The basic essence in the classification of the problems is that to show that the various problems in Computer Science are related. So in future if any scientist or researcher found out that a particular problem belong to any of these categories he can also prove that the other related problems are also belongs to the same category.
Non deterministic algorithms : First tool for the Analysis.
Every decidable problems have a non-deterministic algorithms. Determinism reveals that output is distinct. Non determinism shows that there can be more than one output for the input. Non deterministic algorithm have basically two steps. Success and failure. Success signal is generated when the algorithm is successfully completed. Its complexity is O(1). Similarly failure is the signal generated when the algorithm fails. The interesting fact of these nondeterministic algorithms is that they are theoretical.
An example for the non-deterministic algorithm for searching.
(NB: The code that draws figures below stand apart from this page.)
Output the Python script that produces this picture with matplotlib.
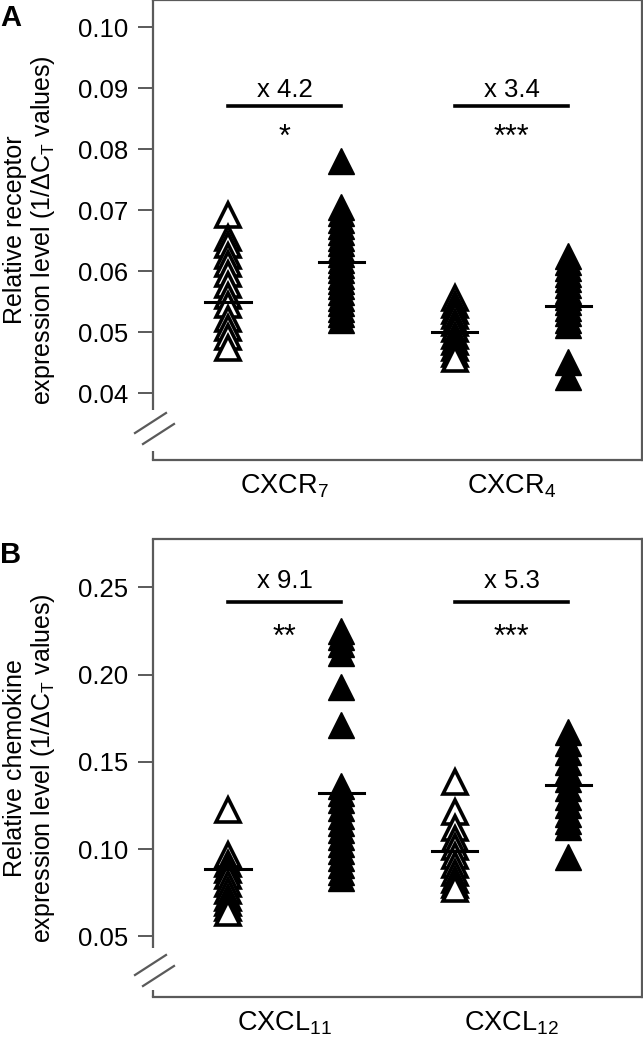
import matplotlib
matplotlib.use('Agg')
import matplotlib.pyplot as plt
from matplotlib.lines import Line2D

plt.rcParams['font.family'] = ['Liberation Sans', 'DejaVu Sans']
plt.rcParams['mathtext.fontset'] = 'custom'
plt.rcParams['mathtext.rm'] = 'Liberation Sans'
plt.rcParams['mathtext.it'] = 'Liberation Sans:italic'

# panel A: receptor levels (open = control, filled = tumour)
cxcr7_open = [0.0693, 0.0655, 0.0643, 0.0625, 0.0612, 0.0595, 0.0577, 0.0560,
              0.0545, 0.0522, 0.0507, 0.0493, 0.0474]
cxcr7_filled = [0.0781, 0.0706, 0.0695, 0.0684, 0.0675, 0.0664, 0.0655, 0.0646,
                0.0636, 0.0628, 0.0619, 0.0610, 0.0602, 0.0593, 0.0584, 0.0576,
                0.0566, 0.0557, 0.0548, 0.0539, 0.0530, 0.0521]
cxcr4_open = [0.0556, 0.0545, 0.0535, 0.0526, 0.0515, 0.0505, 0.0494, 0.0484,
              0.0474, 0.0465, 0.0456]
cxcr4_filled = [0.0625, 0.0615, 0.0605, 0.0596, 0.0587, 0.0578, 0.0568, 0.0558,
                0.0549, 0.0540, 0.0531, 0.0521, 0.0512, 0.0452, 0.0427]
means_a = [0.0549, 0.0616, 0.0501, 0.0543]
labels_a = ['CXCR$_7$', 'CXCR$_4$']
folds_a = ['x 4.2', 'x 3.4']
stars_a = ['*', '***']

# panel B: chemokine levels
cxcl11_open = [0.1225, 0.0966, 0.0915, 0.0880, 0.0845, 0.0800, 0.0760, 0.0720,
               0.0690, 0.0660, 0.0635]
cxcl11_filled = [0.2252, 0.2215, 0.2175, 0.2124, 0.1929, 0.1713, 0.1361, 0.1320,
                 0.1280, 0.1235, 0.1190, 0.1150, 0.1110, 0.1070, 0.1030, 0.0990,
                 0.0950, 0.0910, 0.0870, 0.0832]
cxcl12_open = [0.1384, 0.1214, 0.1119, 0.1060, 0.1010, 0.0960, 0.0910, 0.0865,
               0.0825, 0.0795, 0.0769]
cxcl12_filled = [0.1673, 0.1610, 0.1555, 0.1500, 0.1450, 0.1400, 0.1350, 0.1300,
                 0.1250, 0.1200, 0.1160, 0.1128, 0.0954]
means_b = [0.0886, 0.1323, 0.0989, 0.1367]
labels_b = ['CXCL$_{11}$', 'CXCL$_{12}$']
folds_b = ['x 9.1', 'x 5.3']
stars_b = ['**', '***']

W, H = 643, 1044
fig = plt.figure(figsize=(W / 100, H / 100), dpi=100)
grey = '#5a5a5a'


def panel(rect, groups, means, labels, folds, stars, ticks, ylim,
          bracket_y, fold_y, star_y, ylabel, letter, letter_y, brk):
    ax = fig.add_axes(rect)
    for i, vals in enumerate(groups):
        x = i + 1
        if i % 2 == 0:
            ax.plot([x] * len(vals), vals, '^', ms=17.5, mfc='white', mec='black',
                    mew=2.6, ls='none', zorder=3)
        else:
            ax.plot([x] * len(vals), vals, '^', ms=19, mfc='black', mec='black',
                    mew=1, ls='none', zorder=3)
        ax.plot([x - 0.2, x + 0.2], [means[i], means[i]], color='black',
                lw=2.2, zorder=4)
    for j in range(2):
        a, b = 2 * j + 1, 2 * j + 2
        ax.plot([a, b], [bracket_y, bracket_y], color='black', lw=2.6)
        ax.text((a + b) / 2, fold_y, folds[j], ha='center', va='baseline',
                fontsize=18.5)
        ax.text((a + b) / 2, star_y, stars[j], ha='center', va='top',
                fontsize=22)
    ax.set_xlim(0.34, 4.65)
    ax.set_ylim(*ylim)
    ax.set_yticks(ticks)
    ax.set_yticklabels(['%.2f' % t for t in ticks], fontsize=18.5)
    ax.set_xticks([1.5, 3.5])
    ax.set_xticklabels(labels, fontsize=19.5)
    ax.tick_params(axis='y', length=11, width=1.4, color=grey, pad=7)
    ax.tick_params(axis='x', length=0, pad=9)
    for s in ['top', 'right', 'bottom']:
        ax.spines[s].set_color(grey)
        ax.spines[s].set_linewidth(1.6)
    ax.spines['left'].set_visible(False)
    # left spine with a break near the bottom
    ax.plot([0, 0], [1, brk[0]], transform=ax.transAxes, clip_on=False,
            color=grey, lw=1.6, solid_capstyle='butt')
    ax.plot([0, 0], [brk[1], 0], transform=ax.transAxes, clip_on=False,
            color=grey, lw=1.6, solid_capstyle='butt')
    fig.text(30 / W, rect[1] + rect[3] / 2, ylabel, rotation=90, ha='center',
             va='center', multialignment='center', fontsize=18,
             linespacing=1.1)
    fig.text(0.0, letter_y, letter, fontsize=21, fontweight='bold',
             va='top', ha='left')
    return ax


def break_marks(y0):
    # two short parallel slashes across the left axis
    for dx, dy in [(0, 0), (8, 11)]:
        fig.add_artist(Line2D([(135 + dx) / W, (166 + dx) / W],
                              [1 - (y0 + 20 + dy) / H, 1 - (y0 + dy) / H],
                              color=grey, lw=1.6))


ax_a = panel([153 / W, 1 - 460 / H, 489 / W, 460 / H],
             [cxcr7_open, cxcr7_filled, cxcr4_open, cxcr4_filled],
             means_a, labels_a, folds_a, stars_a,
             [0.04, 0.05, 0.06, 0.07, 0.08, 0.09, 0.10], (0.02907, 0.10448),
             0.0871, 0.0886, 0.0843,
             'Relative receptor\nexpression level (1/$\\Delta$C$_\\mathrm{T}$ values)',
             'A', 1 - 4 / H, (0.109, 0.0196))
break_marks(413)

ax_b = panel([153 / W, 1 - 997 / H, 489 / W, 458 / H],
             [cxcl11_open, cxcl11_filled, cxcl12_open, cxcl12_filled],
             means_b, labels_b, folds_b, stars_b,
             [0.05, 0.10, 0.15, 0.20, 0.25], (0.0152, 0.2777),
             0.2417, 0.2495, 0.2298,
             'Relative chemokine\nexpression level (1/$\\Delta$C$_\\mathrm{T}$ values)',
             'B', 1 - 541 / H, (0.107, 0.0153))
break_marks(955)

fig.savefig('out.png', dpi=100)
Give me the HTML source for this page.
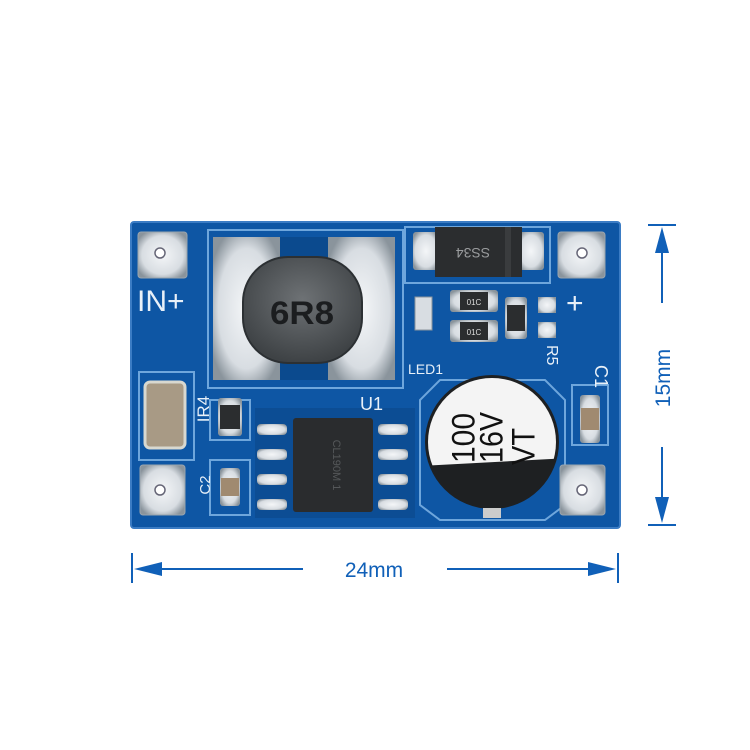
<!DOCTYPE html>
<html><head><meta charset="utf-8"><style>
html,body{margin:0;padding:0;background:#fff;width:750px;height:750px;overflow:hidden}
svg{display:block}
text{font-family:"Liberation Sans",sans-serif}
</style></head><body>
<svg width="750" height="750" viewBox="0 0 750 750" xmlns="http://www.w3.org/2000/svg">
<defs>
<radialGradient id="sil" cx="50%" cy="50%" r="60%"><stop offset="0" stop-color="#f4f6f8"/><stop offset="0.7" stop-color="#d8dde2"/><stop offset="1" stop-color="#8a949c"/></radialGradient>
<radialGradient id="ind" cx="50%" cy="40%" r="60%"><stop offset="0" stop-color="#6e7275"/><stop offset="1" stop-color="#3e4245"/></radialGradient>
</defs>
<rect x="131" y="222" width="489" height="306" rx="3" fill="#0e56a4"/>
<rect x="131" y="222" width="489" height="306" rx="3" fill="none" stroke="#3b7cc4" stroke-width="2"/>
<g fill="none" stroke="#6ea6dc" stroke-width="2">
<rect x="208" y="230" width="195" height="158"/>
<rect x="405" y="227" width="145" height="56"/>
<polygon points="440,380 545,380 565,400 565,505 545,520 440,520 420,505 420,400"/>
<rect x="210" y="400" width="40" height="40"/>
<rect x="210" y="460" width="40" height="55"/>
<rect x="572" y="385" width="36" height="60"/>
<rect x="139" y="372" width="55" height="88"/>
</g>
<rect x="255" y="408" width="160" height="110" fill="#0c4d94"/>
<g fill="url(#sil)" stroke="#9aa5ae">
<rect x="138" y="232" width="49" height="46" rx="3"/>
<rect x="558" y="232" width="47" height="46" rx="3"/>
<rect x="140" y="465" width="45" height="50" rx="3"/>
<rect x="560" y="465" width="45" height="50" rx="3"/>
</g>
<g fill="#fff" stroke="#667" stroke-width="1.5">
<circle cx="160" cy="253" r="5"/><circle cx="582" cy="253" r="5"/><circle cx="160" cy="490" r="5"/><circle cx="582" cy="490" r="5"/>
</g>
<rect x="213" y="237" width="67" height="143" fill="url(#sil)"/>
<rect x="328" y="237" width="67" height="143" fill="url(#sil)"/>
<rect x="280" y="237" width="48" height="143" fill="#0b4a8e"/>
<rect x="243" y="257" width="119" height="106" rx="45" fill="url(#ind)" stroke="#2c3033" stroke-width="2"/>
<text x="302" y="324" font-size="32" text-anchor="middle" fill="#1b1d1f" font-weight="bold" textLength="64" lengthAdjust="spacingAndGlyphs">6R8</text>
<rect x="413" y="232" width="26" height="38" rx="3" fill="url(#sil)"/>
<rect x="518" y="232" width="26" height="38" rx="3" fill="url(#sil)"/>
<rect x="435" y="227" width="87" height="50" fill="#2b2d2f"/>
<rect x="505" y="227" width="6" height="50" fill="#3a3c3e"/>
<text x="473" y="258" font-size="14" fill="#9a9c9e" text-anchor="middle" transform="rotate(180 473 253)">SS34</text>
<rect x="415" y="297" width="17" height="33" fill="#d8dde2" stroke="#8a949c"/>
<g>
<rect x="450" y="290" width="48" height="22" rx="3" fill="url(#sil)"/><rect x="460" y="292" width="28" height="18" fill="#2b2d2f"/>
<rect x="450" y="320" width="48" height="22" rx="3" fill="url(#sil)"/><rect x="460" y="322" width="28" height="18" fill="#2b2d2f"/>
<text x="474" y="305" font-size="8" fill="#ddd" text-anchor="middle">01C</text>
<text x="474" y="335" font-size="8" fill="#ddd" text-anchor="middle">01C</text>
<rect x="505" y="297" width="22" height="42" rx="3" fill="url(#sil)"/><rect x="507" y="305" width="18" height="26" fill="#2b2d2f"/>
<rect x="538" y="297" width="18" height="16" fill="url(#sil)"/><rect x="538" y="322" width="18" height="16" fill="url(#sil)"/>
<rect x="218" y="398" width="24" height="38" rx="3" fill="url(#sil)"/><rect x="220" y="405" width="20" height="24" fill="#2b2d2f"/>
<rect x="220" y="468" width="20" height="38" rx="3" fill="url(#sil)"/><rect x="221" y="478" width="18" height="18" fill="#a08a70"/>
<rect x="580" y="395" width="20" height="48" rx="3" fill="url(#sil)"/><rect x="581" y="408" width="18" height="22" fill="#a08a70"/>
</g>
<rect x="145" y="382" width="40" height="66" rx="5" fill="#a89a85" stroke="#d8d8d0" stroke-width="3"/>
<g fill="url(#sil)">
<rect x="257" y="424" width="30" height="11" rx="4"/><rect x="257" y="449" width="30" height="11" rx="4"/><rect x="257" y="474" width="30" height="11" rx="4"/><rect x="257" y="499" width="30" height="11" rx="4"/>
<rect x="378" y="424" width="30" height="11" rx="4"/><rect x="378" y="449" width="30" height="11" rx="4"/><rect x="378" y="474" width="30" height="11" rx="4"/><rect x="378" y="499" width="30" height="11" rx="4"/>
</g>
<rect x="293" y="418" width="80" height="94" rx="3" fill="#2a2c2e"/>
<text x="333" y="465" font-size="11" fill="#55585a" text-anchor="middle" transform="rotate(90 333 465)">CL190M 1</text>
<circle cx="492" cy="442" r="67" fill="#1e2022"/>
<clipPath id="cc"><polygon points="420,370 570,370 570,458 420,466"/></clipPath>
<circle cx="492" cy="442" r="64" fill="#f4f4f4" clip-path="url(#cc)"/>
<rect x="483" y="508" width="18" height="10" fill="#ccc"/>
<g fill="#111" font-size="32">
<text x="0" y="11.5" transform="translate(463,463) rotate(-90)" textLength="50" lengthAdjust="spacingAndGlyphs">100</text>
<text x="0" y="11.5" transform="translate(491,463) rotate(-90)" textLength="51" lengthAdjust="spacingAndGlyphs">16V</text>
<text x="0" y="11.5" transform="translate(523,465) rotate(-90)" textLength="37" lengthAdjust="spacingAndGlyphs">VT</text>
</g>
<g fill="#e8f0f8">
<text x="137" y="311" font-size="30" font-family="Liberation Serif">IN+</text>
<text x="566" y="313" font-size="30">+</text>
<text x="408" y="374" font-size="14">LED1</text>
<text x="360" y="410" font-size="18">U1</text>
<text x="595" y="365" font-size="18" transform="rotate(90 595 365)">C1</text>
<text x="547" y="345" font-size="16" transform="rotate(90 547 345)">R5</text>
<text x="209" y="421" font-size="17" text-anchor="middle" transform="rotate(-90 203 415)">IR4</text>
<text x="210" y="495" font-size="15" text-anchor="middle" transform="rotate(-90 205 490)">C2</text>
</g>
<g stroke="#1060b8" stroke-width="2" fill="#1060b8">
<line x1="132" y1="553" x2="132" y2="583"/><line x1="618" y1="553" x2="618" y2="583"/>
<line x1="140" y1="569" x2="303" y2="569"/><line x1="447" y1="569" x2="610" y2="569"/>
<polygon points="134,569 162,562 162,576" stroke="none"/>
<polygon points="616,569 588,562 588,576" stroke="none"/>
<line x1="648" y1="225" x2="676" y2="225"/><line x1="648" y1="525" x2="676" y2="525"/>
<line x1="662" y1="232" x2="662" y2="303"/><line x1="662" y1="447" x2="662" y2="518"/>
<polygon points="662,227 655,253 669,253" stroke="none"/>
<polygon points="662,523 655,497 669,497" stroke="none"/>
</g>
<text x="374" y="577" font-size="21" fill="#1060b8" text-anchor="middle">24mm</text>
<text x="670" y="378" font-size="21" fill="#1060b8" text-anchor="middle" transform="rotate(-90 670 378)">15mm</text>
</svg>
</body></html>
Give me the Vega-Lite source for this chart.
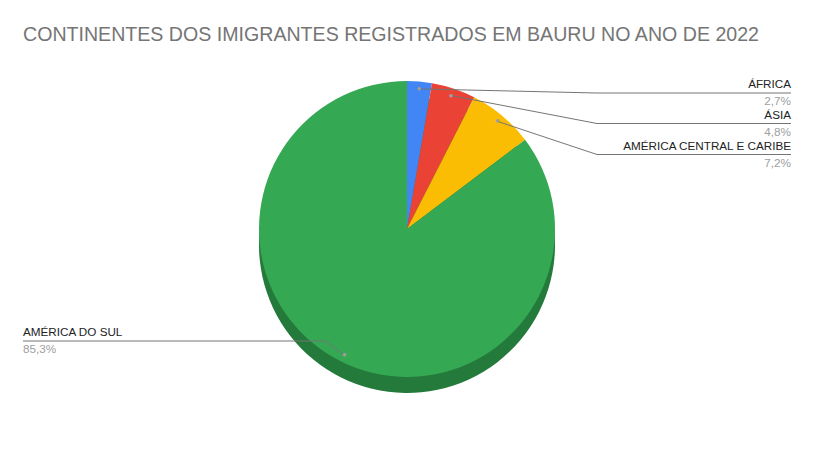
{
  "$schema": "https://vega.github.io/schema/vega-lite/v6.json",
  "width": 814,
  "height": 451,
  "autosize": "none",
  "padding": 0,
  "background": "white",
  "config": {
    "view": {"stroke": null},
    "locale": {"number": {"decimal": ",", "thousands": ".", "grouping": [3], "currency": ["R$", ""]}},
    "rule": {"color": "#757575", "strokeWidth": 1},
    "text": {"font": "Liberation Sans", "fontSize": 11.7, "baseline": "alphabetic"}
  },
  "title": {
    "text": "CONTINENTES DOS IMIGRANTES REGISTRADOS EM BAURU NO ANO DE 2022",
    "anchor": "start",
    "frame": "group",
    "orient": "top",
    "offset": 0,
    "dx": 23,
    "dy": 61,
    "baseline": "alphabetic",
    "font": "Liberation Sans",
    "fontSize": 19.6,
    "fontWeight": "normal",
    "color": "#757575"
  },
  "data": {
    "values": [
      {"continente": "ÁFRICA", "participacao": 0.027},
      {"continente": "ÁSIA", "participacao": 0.048},
      {"continente": "AMÉRICA CENTRAL E CARIBE", "participacao": 0.072},
      {"continente": "AMÉRICA DO SUL", "participacao": 0.853}
    ]
  },
  "layer": [
    {
      "mark": {"type": "arc", "outerRadius": 148, "x": 407, "y": 245, "color": "#247A3B"},
      "encoding": {
        "theta": {"field": "participacao", "type": "quantitative", "stack": true},
        "order": {"field": "participacao", "type": "quantitative"}
      }
    },
    {
      "mark": {"type": "arc", "outerRadius": 148, "x": 407, "y": 229},
      "encoding": {
        "theta": {"field": "participacao", "type": "quantitative", "stack": true},
        "order": {"field": "participacao", "type": "quantitative"},
        "color": {
          "field": "continente",
          "type": "nominal",
          "legend": null,
          "scale": {
            "domain": ["ÁFRICA", "ÁSIA", "AMÉRICA CENTRAL E CARIBE", "AMÉRICA DO SUL"],
            "range": ["#4285F4", "#EA4335", "#FBBC04", "#34A853"]
          }
        }
      }
    },
    {
      "transform": [{"filter": "datum.continente === 'ÁFRICA'"}],
      "mark": {"type": "rule"},
      "encoding": {"x": {"value": 418.9}, "y": {"value": 88.9}, "x2": {"value": 597}, "y2": {"value": 93}}
    },
    {
      "transform": [{"filter": "datum.continente === 'ÁSIA'"}],
      "mark": {"type": "rule"},
      "encoding": {"x": {"value": 451.3}, "y": {"value": 95.6}, "x2": {"value": 597}, "y2": {"value": 123.5}}
    },
    {
      "transform": [{"filter": "datum.continente === 'AMÉRICA CENTRAL E CARIBE'"}],
      "mark": {"type": "rule"},
      "encoding": {"x": {"value": 497.3}, "y": {"value": 121.3}, "x2": {"value": 597}, "y2": {"value": 154.5}}
    },
    {
      "transform": [{"filter": "datum.continente === 'ÁFRICA'"}],
      "mark": {"type": "rule"},
      "encoding": {"x": {"value": 597}, "x2": {"value": 791}, "y": {"value": 93}}
    },
    {
      "transform": [{"filter": "datum.continente === 'ÁSIA'"}],
      "mark": {"type": "rule"},
      "encoding": {"x": {"value": 597}, "x2": {"value": 791}, "y": {"value": 123.5}}
    },
    {
      "transform": [{"filter": "datum.continente === 'AMÉRICA CENTRAL E CARIBE'"}],
      "mark": {"type": "rule"},
      "encoding": {"x": {"value": 597}, "x2": {"value": 791}, "y": {"value": 154.5}}
    },
    {
      "transform": [{"filter": "datum.continente === 'AMÉRICA DO SUL'"}],
      "mark": {"type": "rule"},
      "encoding": {"x": {"value": 23}, "x2": {"value": 325}, "y": {"value": 341}}
    },
    {
      "transform": [{"filter": "datum.continente === 'AMÉRICA DO SUL'"}],
      "mark": {"type": "rule"},
      "encoding": {"x": {"value": 325}, "y": {"value": 341}, "x2": {"value": 344.3}, "y2": {"value": 354.9}}
    },
    {
      "mark": {"type": "text", "text": "●", "x": 407, "y": 229, "fontSize": 8, "color": "#9E9E9E", "align": "center", "baseline": "middle"},
      "encoding": {
        "theta": {"field": "participacao", "type": "quantitative", "stack": true},
        "order": {"field": "participacao", "type": "quantitative"},
        "radius": {"value": 140.6}
      }
    },
    {
      "transform": [{"filter": "datum.continente === 'ÁFRICA'"}],
      "mark": {"type": "text", "align": "right", "color": "#222222"},
      "encoding": {"text": {"field": "continente", "type": "nominal"}, "x": {"value": 791}, "y": {"value": 88}}
    },
    {
      "transform": [{"filter": "datum.continente === 'ÁFRICA'"}],
      "mark": {"type": "text", "align": "right", "color": "#9E9E9E"},
      "encoding": {"text": {"field": "participacao", "type": "quantitative", "format": ".1%"}, "x": {"value": 791}, "y": {"value": 105}}
    },
    {
      "transform": [{"filter": "datum.continente === 'ÁSIA'"}],
      "mark": {"type": "text", "align": "right", "color": "#222222"},
      "encoding": {"text": {"field": "continente", "type": "nominal"}, "x": {"value": 791}, "y": {"value": 119}}
    },
    {
      "transform": [{"filter": "datum.continente === 'ÁSIA'"}],
      "mark": {"type": "text", "align": "right", "color": "#9E9E9E"},
      "encoding": {"text": {"field": "participacao", "type": "quantitative", "format": ".1%"}, "x": {"value": 791}, "y": {"value": 135.5}}
    },
    {
      "transform": [{"filter": "datum.continente === 'AMÉRICA CENTRAL E CARIBE'"}],
      "mark": {"type": "text", "align": "right", "color": "#222222"},
      "encoding": {"text": {"field": "continente", "type": "nominal"}, "x": {"value": 791}, "y": {"value": 150}}
    },
    {
      "transform": [{"filter": "datum.continente === 'AMÉRICA CENTRAL E CARIBE'"}],
      "mark": {"type": "text", "align": "right", "color": "#9E9E9E"},
      "encoding": {"text": {"field": "participacao", "type": "quantitative", "format": ".1%"}, "x": {"value": 791}, "y": {"value": 166.5}}
    },
    {
      "transform": [{"filter": "datum.continente === 'AMÉRICA DO SUL'"}],
      "mark": {"type": "text", "align": "left", "color": "#222222"},
      "encoding": {"text": {"field": "continente", "type": "nominal"}, "x": {"value": 23}, "y": {"value": 336}}
    },
    {
      "transform": [{"filter": "datum.continente === 'AMÉRICA DO SUL'"}],
      "mark": {"type": "text", "align": "left", "color": "#9E9E9E"},
      "encoding": {"text": {"field": "participacao", "type": "quantitative", "format": ".1%"}, "x": {"value": 23}, "y": {"value": 353}}
    }
  ]
}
procedure nd_search(A[], n, x)
{
j = choice(i,n);
if(A[j]==x)
{
write[j];
success();
}
else
failure();
}
The above algorithm is a search algorithm which uses only O(1) time for its execution and it will returns the index of the searched element in the array of size n. The explanation is like this: The above algorithm has a function called choice(1,n). The main job of this function is that it will returns the index of the searched element with O(1) complexity.!!! Naturally we may rise the question, How this is possible, even the fastest searching deterministic algorithm will takes at least log n complexity? The answer to this question is very interesting. If a system have to return the index of the searched element atonce, that element have to be compared with every other element in the array at once. It can be done by using sufficient number of processors which compares the searched element with consecutive elements in the array parallely. If this can be done then it is possible to return the index of the searched element in O(1) time complexity. But this method is not practical. To arrange as much as processors as that of the array size is tedious and immaterial. So it is not possible. But our focus is on the nondeterministic algorithm. Thus every decidable problems have a nondeterministic algorithm. And it will be much faster than the deterministic one.
Decision Vs Optimization problems in computer science.
Any problem which has an output either YES (TRUE)or NO(FALSE) is known as decision problem. Finding an optimal value for the criteria described in the problem ( It can be either minimum or maximum) belongs to the Optimisation problems. Every decision and optimization problems are interchangeable. Some of the examples of decision problems are N-Queens, Hamiltonian Cycle problem (Does there exists a cycle connecting all the vertices's exactly once) etc. The examples of Optimization problems include 0/1 Knapsack problem(minimum weight and maximum profit), Travelling sales man problem, Graph colouring problem ( minimum number of colours needed to mark all the vertices's differently.) etc. Interesting fact about these type of problems is that they can be converted to either of each other. The examples include the conversion of 0/1 knapsack optimisation problem into 0/1 knapsack decision problem by looking the problem in another way. Is it possible to get filled up the knapsack to get maximum profit? the answer will be yes or no. Similarly, Is it possible to color a graph say with four adjacent vertices with two colours? NO, with three colours? NO, with four colours? YES. In computer science there are many standard problems that can be interchangeable between these two extremities. Some of them are max- clique, Satisfiability problem, Node cover problem etc.